Speaking to reporters, Michelle Bachelet said her office is “trying” to meet the deadline that she herself set in June, shortly after announcing that she would not seek a new four-year term after the current one ends on Aug 31. The office of UN Security-General Antonio Guterres has not indicated who her successor might be.
The final months of Bachelet’s term have been overshadowed by extended delays in releasing the report about Xinjiang, which many Geneva diplomats believed to be nearly completed a year ago.
Bachelet said her office – as is common practice when the UN rights office reports on countries – has informed China about its “findings” and officials have come back with a “substantial” number of comments. She said her office was focusing only on possible factual errors now.
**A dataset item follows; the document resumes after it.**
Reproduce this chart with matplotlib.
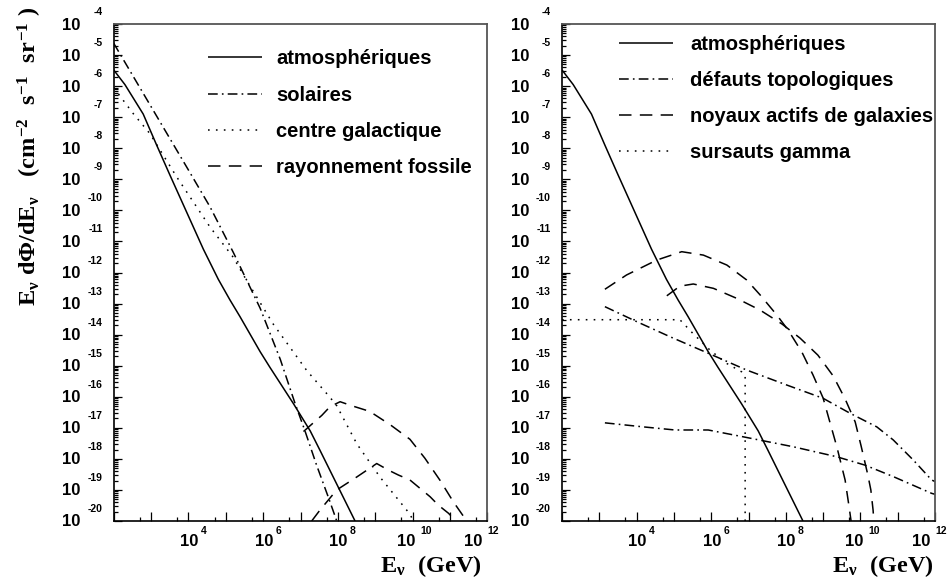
import numpy as np
import matplotlib.pyplot as plt
from matplotlib import transforms
from matplotlib.ticker import LogLocator, NullFormatter

plt.rcParams['mathtext.fontset'] = 'custom'
plt.rcParams['mathtext.rm'] = 'Liberation Serif:bold'
plt.rcParams['mathtext.it'] = 'Liberation Serif:bold'
plt.rcParams['mathtext.bf'] = 'Liberation Serif:bold'
plt.rcParams['lines.scale_dashes'] = False

# all values as log10(E / GeV) and log10(flux)
atm_logE = [2.0, 2.3, 2.79, 3.15, 3.5, 3.95, 4.4, 4.8, 5.11, 5.38, 5.92, 6.18, 6.81, 7.26, 7.52, 8.06, 8.46]
atm_logF = [-5.48, -5.95, -6.9, -7.9, -8.85, -10.05, -11.25, -12.22, -12.88, -13.42, -14.55, -15.05,
            -16.22, -17.1, -17.72, -19.03, -20.0]

# left panel
sol_logE = [2.0, 3.0, 4.0, 4.58, 5.2, 5.92, 6.46, 6.85, 7.12, 7.43, 7.75, 7.97]
sol_logF = [-4.62, -6.66, -8.7, -9.89, -11.35, -13.15, -14.8, -16.2, -17.1, -18.2, -19.25, -20.0]

gc_logE = [2.0, 2.52, 2.97, 3.69, 4.58, 5.2, 5.56, 6.27, 7.17, 7.79, 7.97, 8.51, 9.13, 9.93, 10.02]
gc_logF = [-6.05, -6.88, -7.53, -8.93, -10.54, -11.51, -12.26, -13.66, -15.16, -16.02, -16.29, -17.52, -18.59, -19.78, -20.0]

fos1_logE = [7.08, 7.57, 7.79, 8.06, 8.4, 8.85, 9.4, 9.93, 10.33, 10.74, 11.09, 11.45]
fos1_logF = [-17.12, -16.6, -16.32, -16.16, -16.3, -16.47, -16.9, -17.37, -17.98, -18.7, -19.38, -20.0]

fos2_logE = [7.3, 7.52, 7.97, 8.51, 9.04, 9.35, 9.62, 9.93, 10.2, 10.47, 10.69, 10.96, 11.14]
fos2_logF = [-20.0, -19.65, -19.0, -18.58, -18.15, -18.36, -18.52, -18.68, -18.95, -19.22, -19.49, -19.75, -19.97]

# right panel
td1_logE = [3.15, 4.0, 4.9, 5.92, 6.95, 8.02, 9.0, 9.72, 10.44, 10.88, 11.42, 11.91, 12.0]
td1_logF = [-13.1, -13.58, -14.07, -14.6, -15.14, -15.62, -16.05, -16.53, -16.97, -17.39, -18.04, -18.68, -18.73]

td2_logE = [3.15, 4.18, 5.03, 5.92, 6.86, 8.2, 9.36, 10.12, 10.88, 11.91, 12.0]
td2_logF = [-16.84, -16.97, -17.07, -17.07, -17.29, -17.61, -17.93, -18.2, -18.57, -19.11, -19.14]

agn1_logE = [3.15, 3.73, 4.54, 5.21, 5.79, 6.42, 6.95, 7.31, 7.76, 8.06, 8.43, 8.73, 9.0, 9.18, 9.37, 9.59, 9.69, 9.75]
agn1_logF = [-12.54, -12.08, -11.6, -11.33, -11.44, -11.76, -12.24, -12.72, -13.37, -13.85, -14.56, -15.3, -16.04,
             -16.81, -17.62, -18.68, -19.49, -20.0]

agn2_logE = [4.81, 5.16, 5.52, 6.06, 6.68, 7.31, 7.9, 8.38, 8.86, 9.27, 9.59, 9.86, 10.02, 10.2, 10.28, 10.34, 10.36]
agn2_logF = [-12.75, -12.44, -12.37, -12.51, -12.83, -13.21, -13.66, -14.11, -14.66, -15.33, -16.07, -16.81, -17.59,
             -18.52, -19.0, -19.65, -20.0]

grb_logE = [2.0, 5.16, 5.5, 5.97, 6.42, 6.82, 6.91, 6.91]
grb_logF = [-13.52, -13.52, -13.95, -14.5, -14.93, -15.2, -15.3, -20.5]

left_labels = ['atmosphériques', 'solaires', 'centre galactique', 'rayonnement fossile']
right_labels = ['atmosphériques', 'défauts topologiques', 'noyaux actifs de galaxies', 'sursauts gamma']

y_exponents = list(range(-4, -21, -1))
x_exponents = [4, 6, 8, 10, 12]

SOLID = '-'
DASHDOT = (0, (7, 3, 1.2, 3))
DOTTED = (0, (1.2, 4.5))
DASHED = (0, (9, 6))
LW = 1.1

fig = plt.figure(figsize=(9.51, 5.81), dpi=100)
W, H = 951, 581


def px_axes(left, right, top, bottom):
    return fig.add_axes([left / W, 1 - bottom / H, (right - left) / W, (bottom - top) / H])


ax1 = px_axes(113.7, 487.3, 24, 521)
ax2 = px_axes(562, 935, 24, 521)


def curve(ax, logE, logF, ls, label=None):
    ax.plot(10.0 ** np.array(logE), 10.0 ** np.array(logF), color='black',
            lw=LW, linestyle=ls, label=label, solid_capstyle='butt', dash_capstyle='butt')


def style_axes(ax):
    ax.set_xscale('log')
    ax.set_yscale('log')
    ax.set_xlim(1e2, 1e12)
    ax.set_ylim(1e-20, 1e-4)
    ax.xaxis.set_major_locator(LogLocator(base=10, subs=(1.0,), numticks=30))
    ax.xaxis.set_minor_locator(LogLocator(base=10, subs=(5.0,), numticks=30))
    ax.yaxis.set_major_locator(LogLocator(base=10, subs=(1.0,), numticks=30))
    ax.yaxis.set_minor_locator(LogLocator(base=10, subs=np.arange(2, 10), numticks=30))
    ax.xaxis.set_minor_formatter(NullFormatter())
    ax.yaxis.set_minor_formatter(NullFormatter())
    ax.tick_params(which='both', direction='in', top=False, right=False,
                   labelbottom=False, labelleft=False, width=0.9, color='black')
    ax.tick_params(axis='x', which='major', length=6.5)
    ax.tick_params(axis='x', which='minor', length=3.2)
    ax.tick_params(axis='y', which='major', length=5.8)
    ax.tick_params(axis='y', which='minor', length=2.9)
    for s in ['left', 'bottom']:
        ax.spines[s].set_linewidth(1.2)
        ax.spines[s].set_color('black')
    for s in ['top', 'right']:
        ax.spines[s].set_linewidth(1.3)
        ax.spines[s].set_color('#555555')

    # ROOT-like "10^n" tick labels
    off = lambda dx, dy: transforms.ScaledTranslation(dx / 100, dy / 100, fig.dpi_scale_trans)
    ty = transforms.blended_transform_factory(ax.transAxes, ax.transData)
    for e in y_exponents:
        ax.text(0, 10.0 ** e, '10', transform=ty + off(-33, -1), ha='right', va='center',
                fontsize=12, fontweight='bold', family='Liberation Sans')
        ax.text(0, 10.0 ** e, str(e), transform=ty + off(-11, 12), ha='right', va='center',
                fontsize=7.5, fontweight='bold', family='Liberation Sans')
    tx = transforms.blended_transform_factory(ax.transData, ax.transAxes)
    shifts = {4: (10, 12), 6: (10, 12), 8: (10, 12), 10: (3, 8), 12: (-5, 0)}
    for n in x_exponents:
        d10, dexp = shifts[n]
        ax.text(10.0 ** n, 0, '10', transform=tx + off(d10, -21), ha='right', va='center',
                fontsize=12, fontweight='bold', family='Liberation Sans')
        ax.text(10.0 ** n, 0, str(n), transform=tx + off(dexp, -10), ha='left', va='center',
                fontsize=7.5, fontweight='bold', family='Liberation Sans')


# left panel
curve(ax1, atm_logE, atm_logF, SOLID, left_labels[0])
curve(ax1, sol_logE, sol_logF, DASHDOT, left_labels[1])
curve(ax1, gc_logE, gc_logF, DOTTED, left_labels[2])
curve(ax1, fos1_logE, fos1_logF, DASHED, left_labels[3])
curve(ax1, fos2_logE, fos2_logF, DASHED)

# right panel
curve(ax2, atm_logE, atm_logF, SOLID, right_labels[0])
curve(ax2, td1_logE, td1_logF, DASHDOT, right_labels[1])
curve(ax2, td2_logE, td2_logF, DASHDOT)
curve(ax2, agn1_logE, agn1_logF, DASHED, right_labels[2])
curve(ax2, agn2_logE, agn2_logF, DASHED)
curve(ax2, grb_logE, grb_logF, DOTTED, right_labels[3])

for ax in (ax1, ax2):
    style_axes(ax)

leg_font = {'family': 'Liberation Sans', 'weight': 'bold', 'size': 14.5}
ax1.legend(loc='upper left', bbox_to_anchor=(0.2524, 0.949), frameon=False, prop=leg_font,
           borderpad=0, borderaxespad=0, handlelength=2.69, handletextpad=0.70, labelspacing=0.86)
ax2.legend(loc='upper left', bbox_to_anchor=(0.1528, 0.978), frameon=False, prop=leg_font,
           borderpad=0, borderaxespad=0, handlelength=2.69, handletextpad=0.85, labelspacing=0.84)

# axis titles
fig.text(30 / W, 1 - 6 / H,
         r'$E_{\nu}\ d\Phi/dE_{\nu}\ \ \ (cm^{-2}\ \ s^{-1}\ \ sr^{-1}\ )$',
         rotation=90, ha='center', va='top', fontsize=17.5)
for right in (482, 934):
    fig.text(right / W, 1 - 572 / H, r'$E_{\nu}\ \ (GeV)$', ha='right', va='baseline', fontsize=17.5)

fig.savefig('out.png', dpi=100)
Independent human rights groups have denounced what Beijing has called vocational centres for ethnic Uyghurs and other minority groups as detention centres, while some countries including the United States have accused Beijing of committing genocide in Xinjiang.
Bachelet insisted she had raised concerns with Chinese authorities, which included a virtual meeting with President Xi Jinping, about the detention conditions and “ill-treatment” of the people inside, when she visited to China and Xinjiang in May – a visit long in the making.
She said her office had received “huge numbers” of letters, starting as early as year ago, requesting the publication of the report on Xinjiang – and in recent months she received a letter from about 40 countries including China “asking for non-publication” of the report.
“We are always under pressure…from all sides,” Bachelet said.
She has said she is not seeking a new term for personal reasons and a desire to return home to Chile, where she served two terms as president.